Rasam is a spiced South Indian soup often served with rice. Rasam is a South Indian staple for lunch in meals to aid digestion. This rasam recipe needs no rasam powder very easy and quick to make and tastes delicious. Learn to make Rasam with step by step pictures and video.
AuthorSharmilee J

Ingredients

  • 1 lemon sized tamarind
  • water as needed
  • 6 small garlic
  • 2 medium sized tomatoes
  • salt to taste
  • 1 teaspoon jaggery powder
  • 2 tablespoon coriander leaves

To grind :

  • 1 teaspoon cumin seeds
  • 1 teaspoon pepper
  • around 5 curry leaves
  • 1 red chili

To temper:

  • 1 tablespoon oil
  • 1 teaspoon mustard seeds
  • 1/4 teaspoon hing
  • few curry leaves
  • 1 green chili

Instructions

  • Soak 1 lemon sized tamarind in 1 cup water.
  • Crush it well and set aside.

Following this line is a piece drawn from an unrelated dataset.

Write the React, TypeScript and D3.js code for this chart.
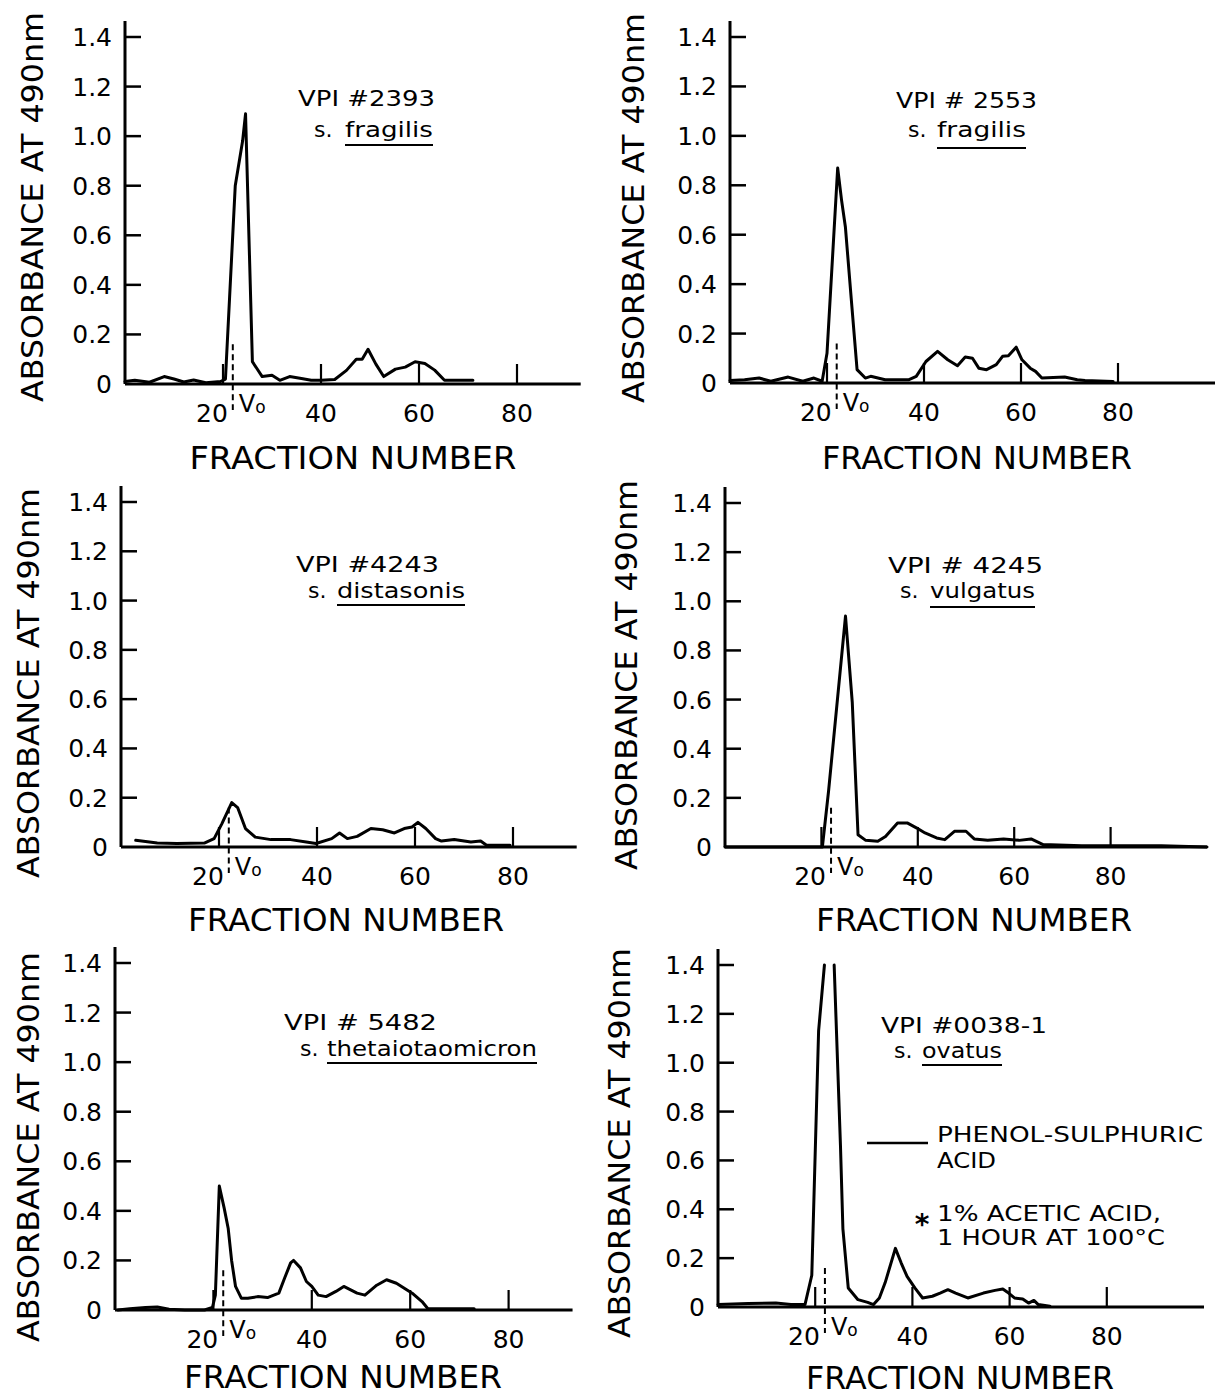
import React from "react";
import * as d3 from "d3";

type Pt = [number, number | null];

const yTicks = [0, 0.2, 0.4, 0.6, 0.8, 1.0, 1.2, 1.4];
const yTickLabels = ["0", "0.2", "0.4", "0.6", "0.8", "1.0", "1.2", "1.4"];
const xTicks = [20, 40, 60, 80];
const voidVolume = 22; // V0 marker, fraction number

// absorbance at 490 nm vs fraction number
const vpi2393: Pt[] = [
  [0, 0.01], [2, 0.015], [5, 0.007], [8, 0.03], [10, 0.02], [12, 0.008], [14, 0.016], [16.5, 0.005],
  [19.5, 0.01], [20.5, 0.02], [22.5, 0.8], [24, 0.98], [24.6, 1.09], [26, 0.09], [28, 0.03], [30, 0.035],
  [31.6, 0.015], [33.6, 0.03], [36, 0.022], [38, 0.015], [40, 0.015], [42.8, 0.018], [45.2, 0.055],
  [47.2, 0.1], [48.4, 0.1], [49.6, 0.14], [51.2, 0.08], [52.8, 0.03], [55.2, 0.06], [57.2, 0.068],
  [59.2, 0.09], [61.2, 0.083], [63.2, 0.056], [65.2, 0.015], [71, 0.015],
];
const vpi2553: Pt[] = [
  [0, 0.01], [3, 0.013], [6, 0.02], [8.4, 0.007], [12, 0.024], [15, 0.007], [17.3, 0.02], [19, 0.007],
  [20, 0.12], [22.2, 0.87], [23, 0.74], [23.8, 0.63], [25, 0.34], [26.2, 0.054], [27.9, 0.02], [29, 0.027],
  [32, 0.013], [34.3, 0.013], [36.8, 0.013], [38.4, 0.027], [40.4, 0.087], [42.8, 0.128], [44.9, 0.094],
  [46.9, 0.07], [48.5, 0.105], [50, 0.1], [51.3, 0.06], [52.9, 0.054], [54.9, 0.074], [56.2, 0.108],
  [57.4, 0.11], [59, 0.145], [60.2, 0.094], [61.9, 0.06], [63, 0.047], [64.3, 0.02], [69, 0.024],
  [71.6, 0.013], [73.2, 0.01], [79, 0.006],
];
const vpi4243: Pt[] = [
  [3, 0.027], [7.4, 0.016], [11.4, 0.014], [17, 0.016], [19, 0.034], [20.6, 0.095], [22.6, 0.18],
  [23.8, 0.16], [25.4, 0.075], [27.4, 0.04], [30.6, 0.03], [34.6, 0.03], [37.8, 0.02], [39.8, 0.014],
  [43, 0.034], [44.6, 0.057], [46.2, 0.034], [48.2, 0.043], [51, 0.075], [53.4, 0.07], [55.8, 0.057],
  [57.8, 0.075], [59.4, 0.081], [60.6, 0.1], [62.2, 0.075], [64.2, 0.034], [65.4, 0.024], [68, 0.03],
  [71.4, 0.02], [73.4, 0.024], [74.6, 0.007], [79.4, 0.007],
];
const vpi4245: Pt[] = [
  [0, 0], [20.2, 0], [21.5, 0.23], [25, 0.94], [26.4, 0.59], [27.6, 0.05], [29.2, 0.027], [31.7, 0.023],
  [33.3, 0.043], [35.8, 0.098], [37.8, 0.098], [39.8, 0.077], [41.5, 0.057], [43.9, 0.037], [45.6, 0.03],
  [47.6, 0.064], [50, 0.064], [51.7, 0.033], [54.5, 0.027], [57.8, 0.033], [61, 0.027], [63.5, 0.033],
  [66, 0.01], [74, 0.005], [82, 0.005], [90.5, 0.005], [100, 0],
];
const vpi5482: Pt[] = [
  [0.6, 0], [3, 0.005], [6.2, 0.01], [8.6, 0.012], [11, 0.003], [14.2, 0], [18.2, 0], [19.8, 0.01],
  [20.4, 0.06], [21.2, 0.5], [22.2, 0.41], [23, 0.33], [23.7, 0.2], [24.5, 0.095], [25.7, 0.047],
  [27, 0.047], [29, 0.054], [31, 0.05], [33.3, 0.068], [34.5, 0.13], [35.7, 0.19], [36.3, 0.2],
  [37.7, 0.17], [38.9, 0.115], [40, 0.095], [41.3, 0.06], [42.9, 0.054], [44.9, 0.075], [46.5, 0.095],
  [48, 0.08], [49.2, 0.068], [50.8, 0.06], [53.2, 0.1], [55.2, 0.122], [57.2, 0.108], [58.8, 0.088],
  [60.4, 0.068], [62.4, 0.034], [63.6, 0.005], [68.4, 0.005], [73, 0.005],
];
// peak runs off the top of the scale (null = off scale)
const vpi0038: Pt[] = [
  [0, 0.01], [6.2, 0.014], [11.9, 0.016], [15, 0.01], [17.9, 0.01], [19.3, 0.13], [20.7, 1.13],
  [21.9, 1.4], [22.9, null], [23.9, 1.4], [25.2, 0.66], [25.7, 0.32], [26.8, 0.078], [28.8, 0.03],
  [30.8, 0.019], [32, 0.01], [33.2, 0.037], [34.4, 0.1], [36.5, 0.24], [37.7, 0.18], [38.9, 0.125],
  [40.5, 0.078], [42.1, 0.037], [44.1, 0.044], [45.7, 0.057], [47.3, 0.071], [48.9, 0.057],
  [51.4, 0.037], [54.6, 0.057], [57, 0.068], [58.6, 0.074], [59.8, 0.057], [61, 0.037], [62.7, 0.033],
  [63.9, 0.016], [65, 0.027], [65.9, 0.01], [68.3, 0.003],
];

const strains = ["VPI #2393", "VPI # 2553", "VPI #4243", "VPI # 4245", "VPI # 5482", "VPI #0038-1"];
const species = ["fragilis", "fragilis", "distasonis", "vulgatus", "thetaiotaomicron", "ovatus"];
const series = [vpi2393, vpi2553, vpi4243, vpi4245, vpi5482, vpi0038];

const legendLines = ["PHENOL-SULPHURIC", "ACID"];
const noteLines = ["1% ACETIC ACID,", "1 HOUR AT 100°C"];

// page layout of each panel (pixels)
const layouts = [
  { x0: 125, base: 384, top: 37, xMax: 93, px: 4.9, absX: 32, absY: 207, fracX: 353, fracY: 469, fracW: 327,
    vpiX: 298, vpiY: 106, vpiW: 137, sX: 314, nameX: 345, nameW: 88, spY: 137, ulY: 145 },
  { x0: 730, base: 383, top: 37, xMax: 100, px: 4.85, absX: 633, absY: 208, fracX: 977, fracY: 469, fracW: 310,
    vpiX: 896, vpiY: 108, vpiW: 141, sX: 908, nameX: 937, nameW: 89, spY: 137, ulY: 148 },
  { x0: 121, base: 847, top: 502, xMax: 93, px: 4.9, absX: 28, absY: 683, fracX: 346, fracY: 931, fracW: 316,
    vpiX: 296, vpiY: 572, vpiW: 143, sX: 308, nameX: 337, nameW: 128, spY: 598, ulY: 605 },
  { x0: 725, base: 847, top: 503, xMax: 100, px: 4.82, absX: 626, absY: 675, fracX: 974, fracY: 931, fracW: 316,
    vpiX: 888, vpiY: 573, vpiW: 155, sX: 900, nameX: 930, nameW: 105, spY: 598, ulY: 607 },
  { x0: 115, base: 1310, top: 963, xMax: 93, px: 4.92, absX: 28, absY: 1147, fracX: 343, fracY: 1388, fracW: 318,
    vpiX: 284, vpiY: 1030, vpiW: 153, sX: 300, nameX: 327, nameW: 210, spY: 1056, ulY: 1063 },
  { x0: 718, base: 1307, top: 965, xMax: 100, px: 4.86, absX: 619, absY: 1143, fracX: 960, fracY: 1389, fracW: 308,
    vpiX: 881, vpiY: 1033, vpiW: 166, sX: 894, nameX: 922, nameW: 80, spY: 1058, ulY: 1065 },
];

const FONT = "'DejaVu Sans', sans-serif";

function Panel({ idx }: { idx: number }) {
  const L = layouts[idx];
  const data = series[idx];
  const x = d3.scaleLinear().domain([0, L.xMax]).range([L.x0, L.x0 + L.xMax * L.px]);
  const y = d3.scaleLinear().domain([0, 1.4]).range([L.base, L.top]);
  const line = d3
    .line<Pt>()
    .defined((d) => d[1] != null)
    .x((d) => x(d[0]))
    .y((d) => y(d[1] as number));
  const vx = x(voidVolume);

  return (
    <g fontFamily={FONT} fill="#000">
      {/* axes */}
      <line x1={L.x0} x2={L.x0} y1={y(1.465)} y2={L.base} stroke="#000" strokeWidth={3} />
      <line x1={L.x0} x2={x(L.xMax)} y1={L.base} y2={L.base} stroke="#000" strokeWidth={3} />
      {yTicks.map((t, i) => (
        <g key={t}>
          {t > 0 && <line x1={L.x0} x2={L.x0 + 16} y1={y(t)} y2={y(t)} stroke="#000" strokeWidth={2.5} />}
          <text x={L.x0 - 13} y={y(t)} dy="0.36em" textAnchor="end" fontSize={25}>
            {yTickLabels[i]}
          </text>
        </g>
      ))}
      {xTicks.map((t) => (
        <g key={t}>
          <line x1={x(t)} x2={x(t)} y1={L.base} y2={L.base - 20} stroke="#000" strokeWidth={2.2} />
          {t !== 20 && (
            <text x={x(t)} y={L.base + 38} textAnchor="middle" fontSize={25}>
              {t}
            </text>
          )}
        </g>
      ))}
      {/* void volume marker */}
      <line x1={vx} x2={vx} y1={y(0.16)} y2={L.base + 26} stroke="#000" strokeWidth={2} strokeDasharray="6 4" />
      <text x={vx - 5} y={L.base + 38} textAnchor="end" fontSize={25}>20</text>
      <text x={vx + 6} y={L.base + 28} fontSize={24}>
        V<tspan fontSize={17} dy={1}>o</tspan>
      </text>

      {/* curve */}
      <path d={line(data) || ""} fill="none" stroke="#000" strokeWidth={3} strokeLinejoin="round" strokeLinecap="round" />

      {/* axis titles */}
      <text x={L.fracX} y={L.fracY} textAnchor="middle" fontSize={32} textLength={L.fracW} lengthAdjust="spacingAndGlyphs">
        FRACTION NUMBER
      </text>
      <text
        transform={`translate(${L.absX},${L.absY}) rotate(-90)`}
        textAnchor="middle"
        dy="0.36em"
        fontSize={31}
        textLength={390}
        lengthAdjust="spacingAndGlyphs"
      >
        ABSORBANCE AT 490nm
      </text>

      {/* strain label */}
      <text x={L.vpiX} y={L.vpiY} fontSize={22} textLength={L.vpiW} lengthAdjust="spacingAndGlyphs">
        {strains[idx]}
      </text>
      <text x={L.sX} y={L.spY} fontSize={22}>s.</text>
      <text x={L.nameX} y={L.spY} fontSize={22} textLength={L.nameW} lengthAdjust="spacingAndGlyphs">
        {species[idx]}
      </text>
      <line x1={L.nameX} x2={L.nameX + L.nameW} y1={L.ulY} y2={L.ulY} stroke="#000" strokeWidth={2} />
    </g>
  );
}

export default function App() {
  return (
    <div style={{ position: "absolute", left: 0, top: 0 }}>
      <svg width={1226} height={1397} style={{ display: "block", background: "#fff" }}>
        {layouts.map((_, i) => (
          <Panel key={i} idx={i} />
        ))}
        {/* legend in last panel */}
        <g fontFamily={FONT} fontSize={21}>
          <line x1={867} x2={928} y1={1143} y2={1143} stroke="#000" strokeWidth={2.5} />
          <text x={937} y={1142} textLength={266} lengthAdjust="spacingAndGlyphs">{legendLines[0]}</text>
          <text x={937} y={1168} textLength={59} lengthAdjust="spacingAndGlyphs">{legendLines[1]}</text>
          <text x={922} y={1234} textAnchor="middle" fontSize={28} fontWeight="bold">*</text>
          <text x={937} y={1221} textLength={224} lengthAdjust="spacingAndGlyphs">{noteLines[0]}</text>
          <text x={937} y={1245} textLength={228} lengthAdjust="spacingAndGlyphs">{noteLines[1]}</text>
        </g>
      </svg>
    </div>
  );
}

Squeeze well to extract pulp.
  • Crush 7 small sized garlic using hand mortar and pestle and Set aside.
  • To a mixer jar add 1 teaspoon cumin seeds, 1 teaspoon pepper, around 5 curry leaves, 1 red chili.
  • Grind it to a coarse mixture and set aside.
  • Take 2 medium sized tomatoes in a mixer.
  • Grind it coarsely and set aside.
  • Add it to a sauce pan.
  • Strain and add tamarind pulp.
  • Add 1 cup water to mixer and to it.
  • Boil it for 5-7 minutes until raw smell leaves. Switch off and set aside.
  • To a pan add 1 tablespoon oil heat it - add 1 teaspoon mustard seeds let it splutter. Then add 1/4 teaspoon hing, few curry leaves and 1 green chili.
  • Add crushed garlic along with prepared spice powder.
  • Saute for a minute.
  • Add tomato tamarind water.
  • Add salt to taste.
  • Add 1 teaspoon jaggery powder.
  • Add around 2 cups water, adjust accordingly.
  • Now keep the flame in low and let it start to boil.
  • When it starts to froth and boil add 2 tablespoon coriander leaves.
  • Switch off and close tightly with a lid to lock the flavor.
  • Simple and tasty rasam is ready.

Video

Notes

  • Do not boil rasam always switch off when rasam starts to froth and boil.
  • If adding ready made tamarind paste add 1 teaspoon paste to 1/2 cup warm water and mix it well.
  • You can even crush tomatoes with your hands to have chunky tomato pieces in the rasam.
  • Jaggery gives a good balance in taste so do not skip it.
  • If you want to use rasam powder then skip grinding the spices part and add 1 and 1/2 teaspoon rasam powder.
  • Adjust tamarind and jaggery according to your taste preference.
  • You can prepare the tempering in ghee too.